Your objective =>
Quote the whole listing word for word. Do not include the pictures.

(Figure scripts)
○ ○ ○

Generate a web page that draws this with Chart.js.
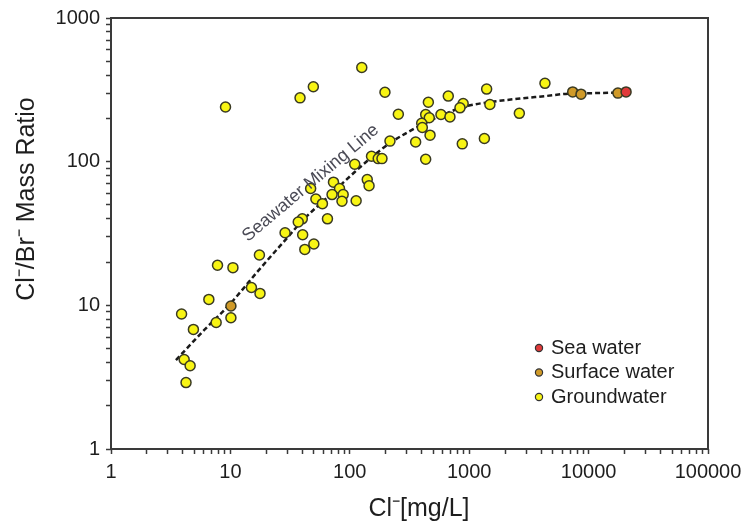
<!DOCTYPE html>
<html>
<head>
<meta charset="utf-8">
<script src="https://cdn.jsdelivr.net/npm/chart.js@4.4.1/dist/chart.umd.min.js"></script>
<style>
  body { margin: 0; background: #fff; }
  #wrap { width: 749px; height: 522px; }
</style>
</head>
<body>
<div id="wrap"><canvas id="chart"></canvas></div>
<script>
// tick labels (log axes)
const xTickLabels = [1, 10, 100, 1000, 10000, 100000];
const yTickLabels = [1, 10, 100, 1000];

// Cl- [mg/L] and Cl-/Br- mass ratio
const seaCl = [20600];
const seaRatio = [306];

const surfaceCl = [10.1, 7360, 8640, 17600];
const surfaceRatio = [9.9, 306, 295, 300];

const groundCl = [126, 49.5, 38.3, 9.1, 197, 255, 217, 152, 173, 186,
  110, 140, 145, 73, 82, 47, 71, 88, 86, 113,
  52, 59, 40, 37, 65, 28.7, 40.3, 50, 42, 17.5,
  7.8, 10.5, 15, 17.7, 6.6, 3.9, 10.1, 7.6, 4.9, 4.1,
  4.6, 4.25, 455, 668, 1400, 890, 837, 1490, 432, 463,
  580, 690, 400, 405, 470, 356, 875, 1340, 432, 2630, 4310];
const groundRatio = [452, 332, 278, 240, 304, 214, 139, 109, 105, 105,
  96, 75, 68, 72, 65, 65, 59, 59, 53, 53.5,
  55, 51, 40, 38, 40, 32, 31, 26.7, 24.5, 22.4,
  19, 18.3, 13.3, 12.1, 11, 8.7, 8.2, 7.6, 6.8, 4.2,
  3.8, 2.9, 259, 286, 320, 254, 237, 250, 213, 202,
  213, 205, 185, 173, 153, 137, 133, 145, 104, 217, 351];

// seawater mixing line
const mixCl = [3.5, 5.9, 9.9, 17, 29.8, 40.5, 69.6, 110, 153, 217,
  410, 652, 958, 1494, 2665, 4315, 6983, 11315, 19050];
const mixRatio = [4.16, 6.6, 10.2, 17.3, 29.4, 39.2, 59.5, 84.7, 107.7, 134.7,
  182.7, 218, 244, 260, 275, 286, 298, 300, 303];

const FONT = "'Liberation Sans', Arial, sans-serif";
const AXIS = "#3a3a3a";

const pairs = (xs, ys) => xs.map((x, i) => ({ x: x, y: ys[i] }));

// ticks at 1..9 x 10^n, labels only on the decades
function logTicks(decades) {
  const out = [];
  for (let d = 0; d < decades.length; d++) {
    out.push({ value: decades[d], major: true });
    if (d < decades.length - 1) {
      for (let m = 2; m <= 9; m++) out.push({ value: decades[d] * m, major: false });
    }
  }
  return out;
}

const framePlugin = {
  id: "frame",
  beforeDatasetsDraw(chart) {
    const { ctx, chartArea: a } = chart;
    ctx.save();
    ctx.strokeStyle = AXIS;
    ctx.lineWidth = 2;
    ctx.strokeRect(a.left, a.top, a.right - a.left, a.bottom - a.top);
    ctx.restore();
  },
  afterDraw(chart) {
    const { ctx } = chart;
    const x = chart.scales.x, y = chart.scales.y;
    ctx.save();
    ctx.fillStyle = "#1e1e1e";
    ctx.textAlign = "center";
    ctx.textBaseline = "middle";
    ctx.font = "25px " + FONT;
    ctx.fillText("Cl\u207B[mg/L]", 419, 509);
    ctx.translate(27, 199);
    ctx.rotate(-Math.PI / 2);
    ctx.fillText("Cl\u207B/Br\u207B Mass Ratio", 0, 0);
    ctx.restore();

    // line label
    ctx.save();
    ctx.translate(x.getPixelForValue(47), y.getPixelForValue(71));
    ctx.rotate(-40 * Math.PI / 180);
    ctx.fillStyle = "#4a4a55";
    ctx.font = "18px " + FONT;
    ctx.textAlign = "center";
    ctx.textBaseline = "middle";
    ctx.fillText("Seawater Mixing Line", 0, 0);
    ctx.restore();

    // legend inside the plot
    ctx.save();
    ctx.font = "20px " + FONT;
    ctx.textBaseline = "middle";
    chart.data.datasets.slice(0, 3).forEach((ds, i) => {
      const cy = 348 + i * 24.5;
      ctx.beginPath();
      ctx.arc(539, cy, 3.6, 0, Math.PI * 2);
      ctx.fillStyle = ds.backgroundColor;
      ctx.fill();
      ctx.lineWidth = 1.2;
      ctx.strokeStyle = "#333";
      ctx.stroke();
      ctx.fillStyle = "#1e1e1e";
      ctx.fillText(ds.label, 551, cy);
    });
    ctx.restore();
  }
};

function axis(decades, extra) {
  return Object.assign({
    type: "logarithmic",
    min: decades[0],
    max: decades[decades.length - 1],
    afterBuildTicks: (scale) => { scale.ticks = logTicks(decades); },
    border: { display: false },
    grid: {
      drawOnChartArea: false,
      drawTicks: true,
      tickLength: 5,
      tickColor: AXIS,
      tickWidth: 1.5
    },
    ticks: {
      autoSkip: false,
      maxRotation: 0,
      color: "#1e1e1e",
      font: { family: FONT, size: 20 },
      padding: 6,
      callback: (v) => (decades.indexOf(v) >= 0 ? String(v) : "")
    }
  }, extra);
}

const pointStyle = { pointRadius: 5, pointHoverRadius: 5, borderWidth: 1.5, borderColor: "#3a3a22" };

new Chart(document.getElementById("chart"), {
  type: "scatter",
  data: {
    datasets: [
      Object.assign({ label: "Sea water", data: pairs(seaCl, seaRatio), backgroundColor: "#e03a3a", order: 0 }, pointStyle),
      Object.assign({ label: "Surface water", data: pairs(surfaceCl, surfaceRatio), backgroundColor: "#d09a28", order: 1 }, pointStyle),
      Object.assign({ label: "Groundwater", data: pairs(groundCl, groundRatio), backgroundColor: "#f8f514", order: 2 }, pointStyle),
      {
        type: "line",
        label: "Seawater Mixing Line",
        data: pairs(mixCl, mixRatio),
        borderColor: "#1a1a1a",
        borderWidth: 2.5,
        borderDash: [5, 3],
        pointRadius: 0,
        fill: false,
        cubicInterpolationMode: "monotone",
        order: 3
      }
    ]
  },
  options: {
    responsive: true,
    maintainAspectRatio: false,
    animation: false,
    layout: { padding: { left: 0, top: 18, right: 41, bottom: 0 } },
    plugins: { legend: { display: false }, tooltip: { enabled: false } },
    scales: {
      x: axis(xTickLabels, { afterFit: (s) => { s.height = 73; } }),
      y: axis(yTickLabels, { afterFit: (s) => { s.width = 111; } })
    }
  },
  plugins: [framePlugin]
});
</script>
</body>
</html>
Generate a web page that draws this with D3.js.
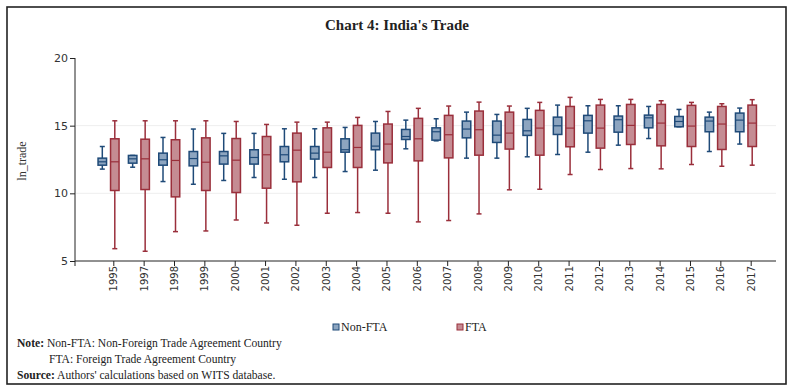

○ ○ ○

Exercise answer =>
Generate a web page that draws this with Chart.js.
<!DOCTYPE html>
<html>
<head>
<meta charset="utf-8">
<script src="https://cdn.jsdelivr.net/npm/chart.js@4.4.1/dist/chart.umd.min.js"></script>
<style>
  body { margin: 0; background: #fff; }
  #wrap { width: 749px; height: 522px; }
</style>
</head>
<body>
<div id="wrap"><canvas id="chart"></canvas></div>
<script>
// tick labels (log axes)
const xTickLabels = [1, 10, 100, 1000, 10000, 100000];
const yTickLabels = [1, 10, 100, 1000];

// Cl- [mg/L] and Cl-/Br- mass ratio
const seaCl = [20600];
const seaRatio = [306];

const surfaceCl = [10.1, 7360, 8640, 17600];
const surfaceRatio = [9.9, 306, 295, 300];

const groundCl = [126, 49.5, 38.3, 9.1, 197, 255, 217, 152, 173, 186,
  110, 140, 145, 73, 82, 47, 71, 88, 86, 113,
  52, 59, 40, 37, 65, 28.7, 40.3, 50, 42, 17.5,
  7.8, 10.5, 15, 17.7, 6.6, 3.9, 10.1, 7.6, 4.9, 4.1,
  4.6, 4.25, 455, 668, 1400, 890, 837, 1490, 432, 463,
  580, 690, 400, 405, 470, 356, 875, 1340, 432, 2630, 4310];
const groundRatio = [452, 332, 278, 240, 304, 214, 139, 109, 105, 105,
  96, 75, 68, 72, 65, 65, 59, 59, 53, 53.5,
  55, 51, 40, 38, 40, 32, 31, 26.7, 24.5, 22.4,
  19, 18.3, 13.3, 12.1, 11, 8.7, 8.2, 7.6, 6.8, 4.2,
  3.8, 2.9, 259, 286, 320, 254, 237, 250, 213, 202,
  213, 205, 185, 173, 153, 137, 133, 145, 104, 217, 351];

// seawater mixing line
const mixCl = [3.5, 5.9, 9.9, 17, 29.8, 40.5, 69.6, 110, 153, 217,
  410, 652, 958, 1494, 2665, 4315, 6983, 11315, 19050];
const mixRatio = [4.16, 6.6, 10.2, 17.3, 29.4, 39.2, 59.5, 84.7, 107.7, 134.7,
  182.7, 218, 244, 260, 275, 286, 298, 300, 303];

const FONT = "'Liberation Sans', Arial, sans-serif";
const AXIS = "#3a3a3a";

const pairs = (xs, ys) => xs.map((x, i) => ({ x: x, y: ys[i] }));

// ticks at 1..9 x 10^n, labels only on the decades
function logTicks(decades) {
  const out = [];
  for (let d = 0; d < decades.length; d++) {
    out.push({ value: decades[d], major: true });
    if (d < decades.length - 1) {
      for (let m = 2; m <= 9; m++) out.push({ value: decades[d] * m, major: false });
    }
  }
  return out;
}

const framePlugin = {
  id: "frame",
  beforeDatasetsDraw(chart) {
    const { ctx, chartArea: a } = chart;
    ctx.save();
    ctx.strokeStyle = AXIS;
    ctx.lineWidth = 2;
    ctx.strokeRect(a.left, a.top, a.right - a.left, a.bottom - a.top);
    ctx.restore();
  },
  afterDraw(chart) {
    const { ctx } = chart;
    const x = chart.scales.x, y = chart.scales.y;
    ctx.save();
    ctx.fillStyle = "#1e1e1e";
    ctx.textAlign = "center";
    ctx.textBaseline = "middle";
    ctx.font = "25px " + FONT;
    ctx.fillText("Cl\u207B[mg/L]", 419, 509);
    ctx.translate(27, 199);
    ctx.rotate(-Math.PI / 2);
    ctx.fillText("Cl\u207B/Br\u207B Mass Ratio", 0, 0);
    ctx.restore();

    // line label
    ctx.save();
    ctx.translate(x.getPixelForValue(47), y.getPixelForValue(71));
    ctx.rotate(-40 * Math.PI / 180);
    ctx.fillStyle = "#4a4a55";
    ctx.font = "18px " + FONT;
    ctx.textAlign = "center";
    ctx.textBaseline = "middle";
    ctx.fillText("Seawater Mixing Line", 0, 0);
    ctx.restore();

    // legend inside the plot
    ctx.save();
    ctx.font = "20px " + FONT;
    ctx.textBaseline = "middle";
    chart.data.datasets.slice(0, 3).forEach((ds, i) => {
      const cy = 348 + i * 24.5;
      ctx.beginPath();
      ctx.arc(539, cy, 3.6, 0, Math.PI * 2);
      ctx.fillStyle = ds.backgroundColor;
      ctx.fill();
      ctx.lineWidth = 1.2;
      ctx.strokeStyle = "#333";
      ctx.stroke();
      ctx.fillStyle = "#1e1e1e";
      ctx.fillText(ds.label, 551, cy);
    });
    ctx.restore();
  }
};

function axis(decades, extra) {
  return Object.assign({
    type: "logarithmic",
    min: decades[0],
    max: decades[decades.length - 1],
    afterBuildTicks: (scale) => { scale.ticks = logTicks(decades); },
    border: { display: false },
    grid: {
      drawOnChartArea: false,
      drawTicks: true,
      tickLength: 5,
      tickColor: AXIS,
      tickWidth: 1.5
    },
    ticks: {
      autoSkip: false,
      maxRotation: 0,
      color: "#1e1e1e",
      font: { family: FONT, size: 20 },
      padding: 6,
      callback: (v) => (decades.indexOf(v) >= 0 ? String(v) : "")
    }
  }, extra);
}

const pointStyle = { pointRadius: 5, pointHoverRadius: 5, borderWidth: 1.5, borderColor: "#3a3a22" };

new Chart(document.getElementById("chart"), {
  type: "scatter",
  data: {
    datasets: [
      Object.assign({ label: "Sea water", data: pairs(seaCl, seaRatio), backgroundColor: "#e03a3a", order: 0 }, pointStyle),
      Object.assign({ label: "Surface water", data: pairs(surfaceCl, surfaceRatio), backgroundColor: "#d09a28", order: 1 }, pointStyle),
      Object.assign({ label: "Groundwater", data: pairs(groundCl, groundRatio), backgroundColor: "#f8f514", order: 2 }, pointStyle),
      {
        type: "line",
        label: "Seawater Mixing Line",
        data: pairs(mixCl, mixRatio),
        borderColor: "#1a1a1a",
        borderWidth: 2.5,
        borderDash: [5, 3],
        pointRadius: 0,
        fill: false,
        cubicInterpolationMode: "monotone",
        order: 3
      }
    ]
  },
  options: {
    responsive: true,
    maintainAspectRatio: false,
    animation: false,
    layout: { padding: { left: 0, top: 18, right: 41, bottom: 0 } },
    plugins: { legend: { display: false }, tooltip: { enabled: false } },
    scales: {
      x: axis(xTickLabels, { afterFit: (s) => { s.height = 73; } }),
      y: axis(yTickLabels, { afterFit: (s) => { s.width = 111; } })
    }
  },
  plugins: [framePlugin]
});
</script>
</body>
</html>
Generate a web page that draws this with D3.js.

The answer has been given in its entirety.